**Directive**: Go through the listing and set it down exactly, leaving out its pictures.

**Given information**:
_ _ _ _

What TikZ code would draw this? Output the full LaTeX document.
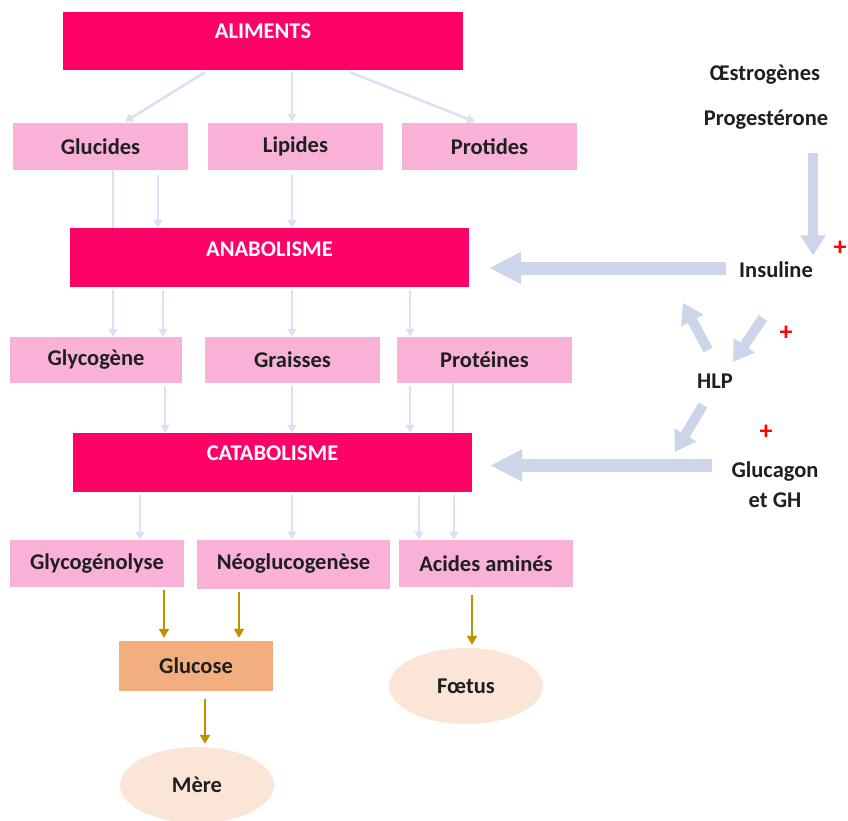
\documentclass[tikz,border=0pt]{standalone}
\usepackage{fontspec}
\setmainfont{Carlito}
\usetikzlibrary{calc,arrows.meta,shapes.geometric}
\definecolor{magent}{HTML}{FF0066}
\definecolor{pinkbox}{HTML}{F9B1D7}
\definecolor{orangebox}{HTML}{F2AE7E}
\definecolor{peach}{HTML}{FBE5D6}
\definecolor{thinblue}{HTML}{D9E1F2}
\definecolor{thickblue}{HTML}{CDD5EA}
\definecolor{gold}{HTML}{BF9000}
\definecolor{txt}{HTML}{1F1F1F}
\begin{document}
\begin{tikzpicture}[x=1pt,y=-1pt,
  every node/.style={font=\fontsize{22.5}{27}\selectfont\bfseries, text=txt},
  magbox/.style={fill=magent, draw=none, inner sep=0pt},
  pinkb/.style={fill=pinkbox, draw=none, inner sep=0pt},
  thin/.style={draw=thinblue, line width=2.5pt, -{Triangle[width=9pt,length=8pt]}},
  thinline/.style={draw=thinblue, line width=2.5pt},
  goldarr/.style={draw=gold, line width=2.5pt, -{Triangle[width=10pt,length=9pt]}},
  bigarr/.style={draw=thickblue, line width=13pt, -{Triangle[width=30pt,length=32pt]}},
  medarr/.style={draw=thickblue, line width=10pt, -{Triangle[width=24pt,length=20pt]}},
  plus/.style={text=red, font=\fontsize{26}{26}\selectfont\bfseries}
]
\useasboundingbox (0,0) rectangle (848,821);
\fill[white] (0,0) rectangle (848,821);

% magenta boxes
\node[magbox, minimum width=400pt, minimum height=58pt, label={[text=white,yshift=10pt]center:ALIMENTS}] (alim) at (263,41) {};
\node[magbox, minimum width=399pt, minimum height=59pt, label={[text=white,yshift=8pt]center:ANABOLISME}] (anab) at (269.5,257.5) {};
\node[magbox, minimum width=399pt, minimum height=59pt, label={[text=white,yshift=9pt]center:CATABOLISME}] (catab) at (272.5,462.5) {};

% pink boxes
\node[pinkb, minimum width=175pt, minimum height=47pt] (glu) at (100.5,146.5) {Glucides};
\node[pinkb, minimum width=175pt, minimum height=47pt] (lip) at (295.5,146.5) {Lipides};
\node[pinkb, minimum width=175pt, minimum height=47pt] (pro) at (489.5,146.5) {Protides};
\node[pinkb, minimum width=172pt, minimum height=46pt] (glyc) at (96,360) {Glycogène};
\node[pinkb, minimum width=175pt, minimum height=46pt] (grai) at (292.5,360) {Graisses};
\node[pinkb, minimum width=175pt, minimum height=46pt] (prot) at (484.5,360) {Protéines};
\node[pinkb, minimum width=174pt, minimum height=47pt] (glyl) at (97,563.5) {Glycogénolyse};
\node[pinkb, minimum width=193pt, minimum height=49pt] (neo) at (293.5,564) {Néoglucogenèse};
\node[pinkb, minimum width=174pt, minimum height=47pt] (aa) at (486,563.5) {Acides aminés};
\node[fill=orangebox, inner sep=0pt, minimum width=154pt, minimum height=50pt] (glucose) at (196,666) {Glucose};
\node[ellipse, fill=peach, inner sep=0pt, minimum width=154pt, minimum height=76pt] (foetus) at (466,686) {Fœtus};
\node[ellipse, fill=peach, inner sep=0pt, minimum width=154pt, minimum height=76pt] (mere) at (197,785) {Mère};

% right side texts
\node (oes) at (765,75) {Œstrogènes};
\node (prog) at (766,120) {Progestérone};
\node (ins) at (776,270) {Insuline};
\node (hlp) at (715,381) {HLP};
\node[align=center] (gluc) at (775,485) {Glucagon\\[3pt]et GH};
\node[plus] (p1) at (840,248) {+};
\node[plus] (p2) at (786,333) {+};
\node[plus] (p3) at (766,432) {+};

% thin arrows
\draw[thin] ($(alim.south)+(-58,2)$) -- ($(glu.north)+(24.5,-1)$);
\draw[thin] ($(alim.south)+(29,2)$) -- ($(lip.north)+(-3.5,-1)$);
\draw[thin] ($(alim.south)+(87,2)$) -- ($(pro.north)+(-14.5,-1)$);
\draw[thinline] ($(glu.south)+(12.5,0)$) -- ($(anab.north)+(-156.5,0)$);
\draw[thin] ($(glu.south)+(57.5,5)$) -- ($(anab.north)+(-111.5,0)$);
\draw[thin] ($(lip.south)+(-3.5,5)$) -- ($(anab.north)+(22.5,0)$);
\draw[thin] ($(anab.south)+(-156.5,3)$) -- ($(glyc.north)+(17,0)$);
\draw[thin] ($(anab.south)+(-106.5,3)$) -- ($(glyc.north)+(67,0)$);
\draw[thin] ($(anab.south)+(22.5,3)$) -- ($(grai.north)+(-0.5,0)$);
\draw[thin] ($(anab.south)+(140.5,3)$) -- ($(prot.north)+(-74.5,0)$);
\draw[thin] ($(glyc.south)+(69,3)$) -- ($(catab.north)+(-107.5,0)$);
\draw[thin] ($(grai.south)+(-0.5,3)$) -- ($(catab.north)+(19.5,0)$);
\draw[thin] ($(prot.south)+(-74.5,3)$) -- ($(catab.north)+(137.5,0)$);
\draw[thinline] ($(prot.south)+(-31.5,0)$) -- ($(catab.north)+(180.5,0)$);
\draw[thin] ($(catab.south)+(-132.5,3)$) -- ($(glyl.north)+(43,0)$);
\draw[thin] ($(catab.south)+(19.5,3)$) -- ($(neo.north)+(-1.5,0)$);
\draw[thin] ($(catab.south)+(146.5,3)$) -- ($(aa.north)+(-67,0)$);
\draw[thin] ($(catab.south)+(181.5,3)$) -- ($(aa.north)+(-32,0)$);

% gold arrows
\draw[goldarr] ($(glyl.south)+(67,3)$) -- ($(glucose.north)+(-32,-3)$);
\draw[goldarr] ($(neo.south)+(-54.5,3)$) -- ($(glucose.north)+(43,-3)$);
\draw[goldarr] ($(aa.south)+(-14,8)$) -- ($(foetus.north)+(6,-3)$);
\draw[goldarr] ($(glucose.south)+(9,8)$) -- ($(mere.north)+(8,-3)$);

% thick arrows
\draw[medarr] ($(prog.south)+(47,20)$) -- ($(ins.north)+(37,-3)$);
\draw[bigarr] ($(ins.west)+(-10,-2)$) -- ($(ins.west -| anab.east)+(20,-2)$);
\draw[medarr] ($(hlp)+(-7,-31)$) -- ($(hlp)+(-32,-78)$);
\draw[medarr] ($(ins)+(-13,48)$) -- ($(ins)+(-43,92)$);
\draw[medarr] ($(hlp)+(-12,24)$) -- ($(hlp)+(-40,71)$);
\draw[bigarr] ($(gluc.west |- catab.east)+(-16,3)$) -- ($(catab.east)+(18,3)$);
\end{tikzpicture}
\end{document}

_ _ _ _

**Worked solution**:
What TikZ code would draw this? Output the full LaTeX document.
\documentclass[tikz,border=0pt]{standalone}
\usepackage{fontspec}
\setmainfont{Carlito}
\usetikzlibrary{calc,arrows.meta,shapes.geometric}
\definecolor{magent}{HTML}{FF0066}
\definecolor{pinkbox}{HTML}{F9B1D7}
\definecolor{orangebox}{HTML}{F2AE7E}
\definecolor{peach}{HTML}{FBE5D6}
\definecolor{thinblue}{HTML}{D9E1F2}
\definecolor{thickblue}{HTML}{CDD5EA}
\definecolor{gold}{HTML}{BF9000}
\definecolor{txt}{HTML}{1F1F1F}
\begin{document}
\begin{tikzpicture}[x=1pt,y=-1pt,
  every node/.style={font=\fontsize{22.5}{27}\selectfont\bfseries, text=txt},
  magbox/.style={fill=magent, draw=none, inner sep=0pt},
  pinkb/.style={fill=pinkbox, draw=none, inner sep=0pt},
  thin/.style={draw=thinblue, line width=2.5pt, -{Triangle[width=9pt,length=8pt]}},
  thinline/.style={draw=thinblue, line width=2.5pt},
  goldarr/.style={draw=gold, line width=2.5pt, -{Triangle[width=10pt,length=9pt]}},
  bigarr/.style={draw=thickblue, line width=13pt, -{Triangle[width=30pt,length=32pt]}},
  medarr/.style={draw=thickblue, line width=10pt, -{Triangle[width=24pt,length=20pt]}},
  plus/.style={text=red, font=\fontsize{26}{26}\selectfont\bfseries}
]
\useasboundingbox (0,0) rectangle (848,821);
\fill[white] (0,0) rectangle (848,821);

% magenta boxes
\node[magbox, minimum width=400pt, minimum height=58pt, label={[text=white,yshift=10pt]center:ALIMENTS}] (alim) at (263,41) {};
\node[magbox, minimum width=399pt, minimum height=59pt, label={[text=white,yshift=8pt]center:ANABOLISME}] (anab) at (269.5,257.5) {};
\node[magbox, minimum width=399pt, minimum height=59pt, label={[text=white,yshift=9pt]center:CATABOLISME}] (catab) at (272.5,462.5) {};

% pink boxes
\node[pinkb, minimum width=175pt, minimum height=47pt] (glu) at (100.5,146.5) {Glucides};
\node[pinkb, minimum width=175pt, minimum height=47pt] (lip) at (295.5,146.5) {Lipides};
\node[pinkb, minimum width=175pt, minimum height=47pt] (pro) at (489.5,146.5) {Protides};
\node[pinkb, minimum width=172pt, minimum height=46pt] (glyc) at (96,360) {Glycogène};
\node[pinkb, minimum width=175pt, minimum height=46pt] (grai) at (292.5,360) {Graisses};
\node[pinkb, minimum width=175pt, minimum height=46pt] (prot) at (484.5,360) {Protéines};
\node[pinkb, minimum width=174pt, minimum height=47pt] (glyl) at (97,563.5) {Glycogénolyse};
\node[pinkb, minimum width=193pt, minimum height=49pt] (neo) at (293.5,564) {Néoglucogenèse};
\node[pinkb, minimum width=174pt, minimum height=47pt] (aa) at (486,563.5) {Acides aminés};
\node[fill=orangebox, inner sep=0pt, minimum width=154pt, minimum height=50pt] (glucose) at (196,666) {Glucose};
\node[ellipse, fill=peach, inner sep=0pt, minimum width=154pt, minimum height=76pt] (foetus) at (466,686) {Fœtus};
\node[ellipse, fill=peach, inner sep=0pt, minimum width=154pt, minimum height=76pt] (mere) at (197,785) {Mère};

% right side texts
\node (oes) at (765,75) {Œstrogènes};
\node (prog) at (766,120) {Progestérone};
\node (ins) at (776,270) {Insuline};
\node (hlp) at (715,381) {HLP};
\node[align=center] (gluc) at (775,485) {Glucagon\\[3pt]et GH};
\node[plus] (p1) at (840,248) {+};
\node[plus] (p2) at (786,333) {+};
\node[plus] (p3) at (766,432) {+};

% thin arrows
\draw[thin] ($(alim.south)+(-58,2)$) -- ($(glu.north)+(24.5,-1)$);
\draw[thin] ($(alim.south)+(29,2)$) -- ($(lip.north)+(-3.5,-1)$);
\draw[thin] ($(alim.south)+(87,2)$) -- ($(pro.north)+(-14.5,-1)$);
\draw[thinline] ($(glu.south)+(12.5,0)$) -- ($(anab.north)+(-156.5,0)$);
\draw[thin] ($(glu.south)+(57.5,5)$) -- ($(anab.north)+(-111.5,0)$);
\draw[thin] ($(lip.south)+(-3.5,5)$) -- ($(anab.north)+(22.5,0)$);
\draw[thin] ($(anab.south)+(-156.5,3)$) -- ($(glyc.north)+(17,0)$);
\draw[thin] ($(anab.south)+(-106.5,3)$) -- ($(glyc.north)+(67,0)$);
\draw[thin] ($(anab.south)+(22.5,3)$) -- ($(grai.north)+(-0.5,0)$);
\draw[thin] ($(anab.south)+(140.5,3)$) -- ($(prot.north)+(-74.5,0)$);
\draw[thin] ($(glyc.south)+(69,3)$) -- ($(catab.north)+(-107.5,0)$);
\draw[thin] ($(grai.south)+(-0.5,3)$) -- ($(catab.north)+(19.5,0)$);
\draw[thin] ($(prot.south)+(-74.5,3)$) -- ($(catab.north)+(137.5,0)$);
\draw[thinline] ($(prot.south)+(-31.5,0)$) -- ($(catab.north)+(180.5,0)$);
\draw[thin] ($(catab.south)+(-132.5,3)$) -- ($(glyl.north)+(43,0)$);
\draw[thin] ($(catab.south)+(19.5,3)$) -- ($(neo.north)+(-1.5,0)$);
\draw[thin] ($(catab.south)+(146.5,3)$) -- ($(aa.north)+(-67,0)$);
\draw[thin] ($(catab.south)+(181.5,3)$) -- ($(aa.north)+(-32,0)$);

% gold arrows
\draw[goldarr] ($(glyl.south)+(67,3)$) -- ($(glucose.north)+(-32,-3)$);
\draw[goldarr] ($(neo.south)+(-54.5,3)$) -- ($(glucose.north)+(43,-3)$);
\draw[goldarr] ($(aa.south)+(-14,8)$) -- ($(foetus.north)+(6,-3)$);
\draw[goldarr] ($(glucose.south)+(9,8)$) -- ($(mere.north)+(8,-3)$);

% thick arrows
\draw[medarr] ($(prog.south)+(47,20)$) -- ($(ins.north)+(37,-3)$);
\draw[bigarr] ($(ins.west)+(-10,-2)$) -- ($(ins.west -| anab.east)+(20,-2)$);
\draw[medarr] ($(hlp)+(-7,-31)$) -- ($(hlp)+(-32,-78)$);
\draw[medarr] ($(ins)+(-13,48)$) -- ($(ins)+(-43,92)$);
\draw[medarr] ($(hlp)+(-12,24)$) -- ($(hlp)+(-40,71)$);
\draw[bigarr] ($(gluc.west |- catab.east)+(-16,3)$) -- ($(catab.east)+(18,3)$);
\end{tikzpicture}
\end{document}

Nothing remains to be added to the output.